DIRECTIONS FOR THIS TASK — In the material below, please retype the lines from the very first through the one with "var c2AbundTicks = [0, 200000, 400000, 600000];", exactly and without pictures.

DATASET EXCERPT —
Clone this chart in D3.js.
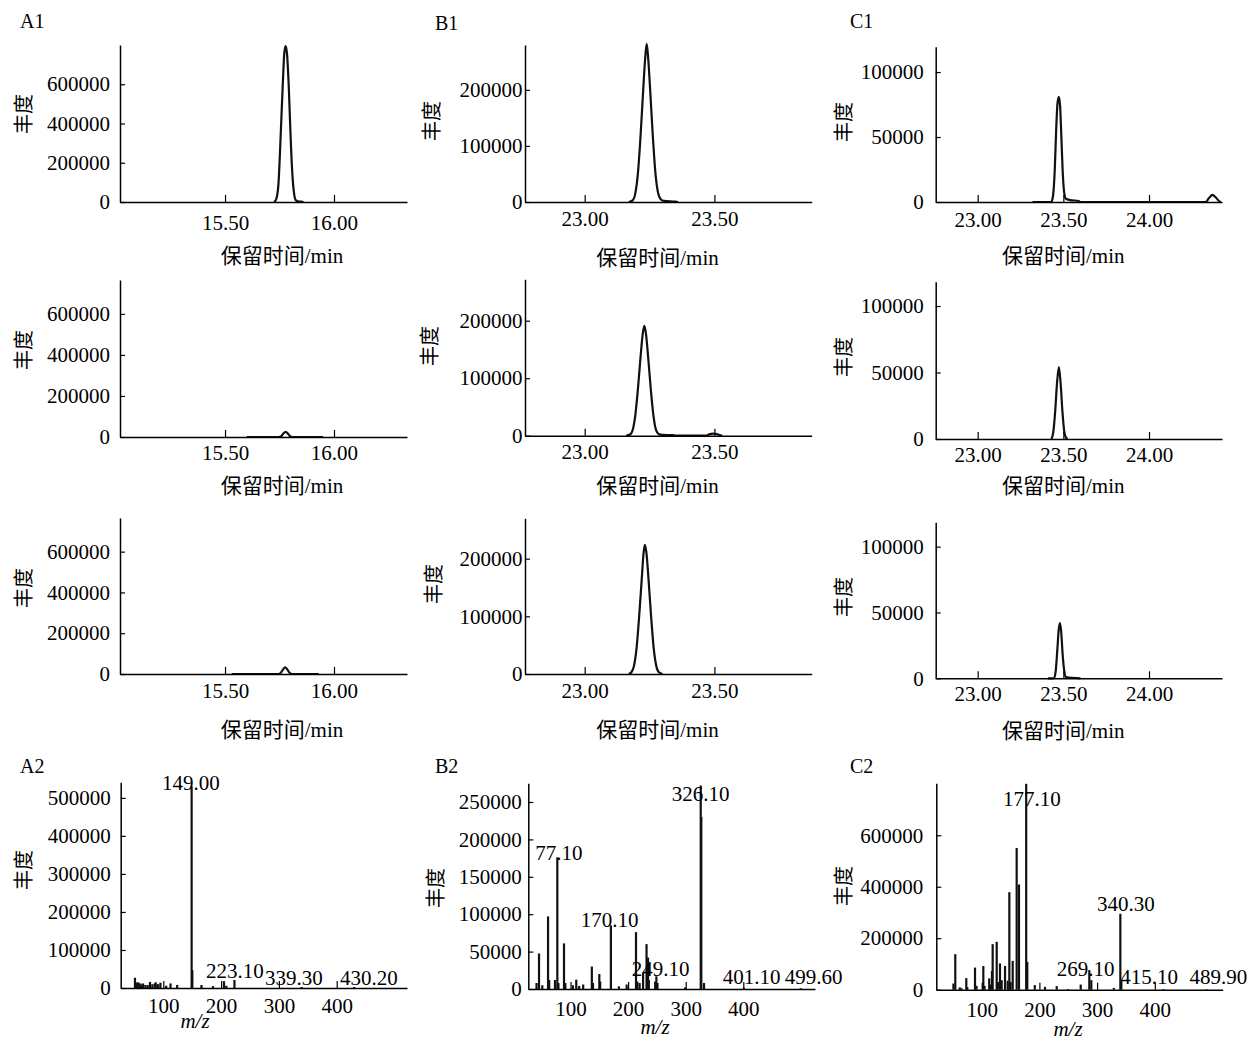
<!DOCTYPE html>
<html>
<head>
<meta charset="utf-8">
<script src="https://cdn.jsdelivr.net/npm/d3@7"></script>
<style>body{margin:0;background:#fff}</style>
</head>
<body>
<div id="chart"></div>
<script>
// tick values
var aTimeTicks = [15.50, 16.00];
var bTimeTicks = [23.00, 23.50];
var cTimeTicks = [23.00, 23.50, 24.00];
var aAbundTicks = [0, 200000, 400000, 600000];
var bAbundTicks = [0, 100000, 200000];
var cAbundTicks = [0, 50000, 100000];
var mzTicks = [100, 200, 300, 400];
var a2AbundTicks = [0, 100000, 200000, 300000, 400000, 500000];
var b2AbundTicks = [0, 50000, 100000, 150000, 200000, 250000];
var c2AbundTicks = [0, 200000, 400000, 600000];

// chromatogram traces  [time/min, abundance]
var a1Trace = [[15.725,0],[15.735,15000],[15.745,90000],[15.755,330000],[15.765,600000],[15.772,760000],[15.778,795000],[15.784,760000],[15.792,600000],[15.800,360000],[15.808,160000],[15.816,50000],[15.824,10000],[15.835,3000],[15.850,2000],[15.860,0]];
var a2Trace = [[15.60,0],[15.745,0],[15.758,4000],[15.768,17000],[15.778,25000],[15.788,17000],[15.798,4000],[15.81,0],[15.95,0]];
var a3Trace = [[15.53,0],[15.745,0],[15.756,6000],[15.766,22000],[15.776,33000],[15.786,22000],[15.796,6000],[15.808,0],[15.93,0]];
var b1Trace = [[23.17,0],[23.185,3000],[23.195,15000],[23.205,50000],[23.215,115000],[23.225,195000],[23.233,255000],[23.239,282000],[23.245,255000],[23.253,195000],[23.263,115000],[23.273,50000],[23.283,16000],[23.293,5000],[23.305,2000],[23.33,1000],[23.35,800],[23.36,0]];
var b2Trace = [[23.16,0],[23.175,2000],[23.185,10000],[23.195,35000],[23.205,80000],[23.215,135000],[23.224,178000],[23.23,191000],[23.236,178000],[23.245,135000],[23.255,80000],[23.265,35000],[23.275,10000],[23.285,3000],[23.30,1500],[23.34,1000],[23.35,0],[23.47,0],[23.48,2500],[23.495,3500],[23.51,3000],[23.52,1000],[23.53,0]];
var b3Trace = [[23.17,0],[23.18,3000],[23.19,14000],[23.20,45000],[23.21,100000],[23.22,165000],[23.227,210000],[23.232,224000],[23.238,210000],[23.246,165000],[23.256,100000],[23.266,45000],[23.276,14000],[23.286,3000],[23.30,0]];
var c1Trace = [[23.32,0],[23.43,0],[23.44,5000],[23.45,25000],[23.458,55000],[23.466,76000],[23.474,81000],[23.481,74000],[23.488,52000],[23.496,24000],[23.505,7000],[23.515,2500],[23.54,1500],[23.59,800],[23.60,0],[24.33,0],[24.35,3000],[24.37,5500],[24.39,3500],[24.41,500],[24.42,0]];
var c2Trace = [[23.43,0],[23.44,4000],[23.452,20000],[23.463,42000],[23.474,54000],[23.484,42000],[23.495,20000],[23.506,5000],[23.516,1000],[23.525,0]];
var c3Trace = [[23.41,0],[23.445,0],[23.455,5000],[23.465,22000],[23.473,37000],[23.48,42000],[23.487,36000],[23.496,18000],[23.506,5000],[23.516,1000],[23.60,0]];

// mass spectra  [m/z, abundance]
var a2Spec = [[51,27000],[53,12000],[55,15000],[57,14000],[60,12000],[63,9000],[65,12000],[69,8000],[73,8000],[77,16000],[81,10000],[85,12000],[87,15000],[91,10000],[95,14000],[105,6000],[112.5,12000],[124,8000],[149,530000],[150.2,47000],[166,8000],[186,5000],[205,18000],[209,6000],[223.1,21000],[339.3,2500],[430.2,2500]];
var b2Spec = [[41,8000],[45.3,47500],[51,5000],[61,97000],[63,12000],[73,12000],[77.1,176000],[79,8000],[88.7,61000],[91,8000],[104,5000],[110,12500],[115,4000],[122,6000],[137,30000],[139,8000],[150,20000],[151.5,10000],[170.1,85000],[184,3500],[197.5,6000],[213.7,76000],[216,10000],[220,8000],[226,22000],[232,60000],[234.6,42000],[236,12000],[247,10000],[249.1,17000],[251,8000],[299,2000],[326.1,272000],[327.1,230000],[331.8,8000],[401.1,1500],[499.6,1000]];
var c2Spec = [[51,24000],[54.2,138000],[61.9,9000],[65,6000],[73.3,45000],[75,10000],[88.4,86000],[91,15000],[102.8,92000],[105,15000],[113,44000],[115,20000],[117.8,73000],[119,177000],[126,186000],[128,30000],[131.7,102000],[134.6,37000],[140.4,92000],[145,35000],[147.9,379000],[150,30000],[153.7,112000],[160.6,551000],[164.6,409000],[177.1,800000],[179,108000],[192,18000],[209.7,11000],[230,14000],[250,3000],[271.6,20000],[286.5,76000],[290,37000],[329,7000],[340.3,295000],[342,37000],[415.1,3000],[489.9,2000]];

// peak labels  [text, label m/z, label abundance]
var a2Labels = [['149.00',147.9,521000],['223.10',224,26000],['339.30',326,8000],['430.20',455.6,8000]];
var b2Labels = [['326.10',325.7,252000],['77.10',80,172000],['170.10',168,83000],['249.10',256.6,17500],['401.10',414.6,6700],['499.60',522,6700]];
var c2Labels = [['177.10',187,714000],['340.30',350,304000],['269.10',280,53000],['415.10',390,22000],['489.90',510,22000]];

var FONT = '"Liberation Serif","Times New Roman","Noto Sans CJK SC",serif';
var CJK = '"Noto Sans CJK SC",sans-serif';
var FS = 21;

var aDom = [15.018, 16.335], bDom = [22.770, 23.875], cDom = [22.755, 24.426];
var fmt2 = function (d) { return d.toFixed(2); };

var panels = [
    {kind:'chrom', data:a1Trace, xDom:aDom, yDom:[0,800000], xT:aTimeTicks, yT:aAbundTicks, l:120, r:407, t:45, b:202, yGap:10, xTB:28, xLD:61, xLX:282, yl:[22,114], title:['A1',20,28]},
    {kind:'chrom', data:a2Trace, xDom:aDom, yDom:[0,765000], xT:aTimeTicks, yT:aAbundTicks, l:120, r:407, t:280, b:437, yGap:10, xTB:23.3, xLD:56, xLX:282, yl:[22,350]},
    {kind:'chrom', data:a3Trace, xDom:aDom, yDom:[0,765000], xT:aTimeTicks, yT:aAbundTicks, l:120, r:407, t:518, b:674, yGap:10, xTB:23.7, xLD:62.7, xLX:282, yl:[22,588]},
    {kind:'chrom', data:b1Trace, xDom:bDom, yDom:[0,280000], xT:bTimeTicks, yT:bAbundTicks, l:525, r:811.7, t:45, b:202, yGap:2.5, xTB:24, xLD:63, xLX:657.5, yl:[430,121], title:['B1',435,30]},
    {kind:'chrom', data:b2Trace, xDom:bDom, yDom:[0,272000], xT:bTimeTicks, yT:bAbundTicks, l:525, r:811.7, t:279.3, b:435.7, yGap:2.5, xTB:23.3, xLD:57, xLX:657.5, yl:[428,346]},
    {kind:'chrom', data:b3Trace, xDom:bDom, yDom:[0,270000], xT:bTimeTicks, yT:bAbundTicks, l:525, r:811.7, t:518.3, b:674, yGap:2.5, xTB:23.7, xLD:62.7, xLX:657.5, yl:[432,584]},
    {kind:'chrom', data:c1Trace, xDom:cDom, yDom:[0,119500], xT:cTimeTicks, yT:cAbundTicks, l:935.7, r:1222, t:46.7, b:202, yGap:12, xTB:24.7, xLD:61.3, xLX:1063.3, yl:[842,122], title:['C1',850,28]},
    {kind:'chrom', data:c2Trace, xDom:cDom, yDom:[0,118300], xT:cTimeTicks, yT:cAbundTicks, l:935.7, r:1222, t:281.7, b:439, yGap:12, xTB:22.7, xLD:53.7, xLX:1063.3, yl:[842,357]},
    {kind:'chrom', data:c3Trace, xDom:cDom, yDom:[0,118500], xT:cTimeTicks, yT:cAbundTicks, l:935.7, r:1222, t:522.3, b:678.3, yGap:12, xTB:22.7, xLD:60, xLX:1063.3, yl:[842,597]},
    {kind:'spec', data:a2Spec, labels:a2Labels, xDom:[26.3,521.6], yDom:[0,541000], xT:mzTicks, yT:a2AbundTicks, l:120.7, r:407, t:782.3, b:988, yGap:10, xTB:25, xLD:40, xLX:195, yl:[22,870], title:['A2',20,773]},
    {kind:'spec', data:b2Spec, labels:b2Labels, xDom:[26.7,524.5], yDom:[0,275000], xT:mzTicks, yT:b2AbundTicks, l:528.3, r:815, t:783.3, b:989, yGap:6.6, xTB:27, xLD:45, xLX:655, yl:[434,888], title:['B2',435,773]},
    {kind:'spec', data:c2Spec, labels:c2Labels, xDom:[21.3,517.7], yDom:[0,802000], xT:mzTicks, yT:c2AbundTicks, l:936.3, r:1222.7, t:783.3, b:989.7, yGap:13, xTB:27, xLD:46, xLX:1068, yl:[842,886], title:['C2',850,773]}
];

var svg = d3.select('#chart').append('svg')
    .attr('width', 1250)
    .attr('height', 1040);

panels.forEach(function (p) {
    var x = d3.scaleLinear().domain(p.xDom).range([p.l, p.r]);
    var y = d3.scaleLinear().domain(p.yDom).range([p.b, p.t]);
    var g = svg.append('g');

    var xAxis = d3.axisBottom(x)
        .tickValues(p.xT)
        .tickSizeInner(-7)
        .tickSizeOuter(0)
        .tickPadding(p.xTB - 0.71 * FS)
        .tickFormat(p.kind == 'chrom' ? fmt2 : d3.format('d'));
    var yAxis = d3.axisLeft(y)
        .tickValues(p.yT)
        .tickSizeInner(-5)
        .tickSizeOuter(0)
        .tickPadding(p.yGap)
        .tickFormat(d3.format('d'));

    // data first so the axis line sits on top of the baseline
    if (p.kind == 'chrom') {
        var line = d3.line()
            .x(function (d) { return x(d[0]); })
            .y(function (d) { return y(d[1]); })
            .curve(d3.curveMonotoneX);
        g.append('path')
            .attr('fill', 'none')
            .attr('stroke', '#111')
            .attr('stroke-width', 2.2)
            .attr('stroke-linejoin', 'round')
            .attr('d', line(p.data));
    } else {
        g.selectAll('line.bar')
            .data(p.data)
            .join('line')
            .attr('class', 'bar')
            .attr('x1', function (d) { return x(d[0]); })
            .attr('x2', function (d) { return x(d[0]); })
            .attr('y1', y(0))
            .attr('y2', function (d) { return y(d[1]); })
            .attr('stroke', '#111')
            .attr('stroke-width', 2.2);
        g.selectAll('text.peak')
            .data(p.labels)
            .join('text')
            .attr('class', 'peak')
            .attr('x', function (d) { return x(d[1]); })
            .attr('y', function (d) { return y(d[2]); })
            .attr('text-anchor', 'middle')
            .attr('font-family', FONT)
            .attr('font-size', FS)
            .text(function (d) { return d[0]; });
    }

    g.append('g').attr('transform', 'translate(0,' + p.b + ')').call(xAxis);
    g.append('g').attr('transform', 'translate(' + p.l + ',0)').call(yAxis);

    g.selectAll('.domain').attr('stroke', '#000').attr('stroke-width', 1.5);
    g.selectAll('.tick line').attr('stroke', '#000').attr('stroke-width', 1.2);
    g.selectAll('.tick text')
        .attr('font-family', FONT)
        .attr('font-size', FS)
        .attr('fill', '#000');

    // y label
    g.append('text')
        .attr('transform', 'translate(' + p.yl[0] + ',' + p.yl[1] + ') rotate(-90)')
        .attr('text-anchor', 'middle')
        .attr('dominant-baseline', 'central')
        .attr('font-family', CJK)
        .attr('font-size', 20)
        .text('丰度');

    // x label
    var xl = g.append('text')
        .attr('x', p.xLX)
        .attr('y', p.b + p.xLD)
        .attr('text-anchor', 'middle')
        .attr('font-family', FONT)
        .attr('font-size', FS);
    if (p.kind == 'chrom') xl.text('保留时间/min');
    else xl.attr('font-style', 'italic').text('m/z');

    if (p.title) {
        g.append('text')
            .attr('x', p.title[1])
            .attr('y', p.title[2])
            .attr('font-family', FONT)
            .attr('font-size', 20)
            .text(p.title[0]);
    }
});
</script>
</body>
</html>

EXERCISE RESULT —
Clone this chart in D3.js.
<!DOCTYPE html>
<html>
<head>
<meta charset="utf-8">
<script src="https://cdn.jsdelivr.net/npm/d3@7"></script>
<style>body{margin:0;background:#fff}</style>
</head>
<body>
<div id="chart"></div>
<script>
// tick values
var aTimeTicks = [15.50, 16.00];
var bTimeTicks = [23.00, 23.50];
var cTimeTicks = [23.00, 23.50, 24.00];
var aAbundTicks = [0, 200000, 400000, 600000];
var bAbundTicks = [0, 100000, 200000];
var cAbundTicks = [0, 50000, 100000];
var mzTicks = [100, 200, 300, 400];
var a2AbundTicks = [0, 100000, 200000, 300000, 400000, 500000];
var b2AbundTicks = [0, 50000, 100000, 150000, 200000, 250000];
var c2AbundTicks = [0, 200000, 400000, 600000];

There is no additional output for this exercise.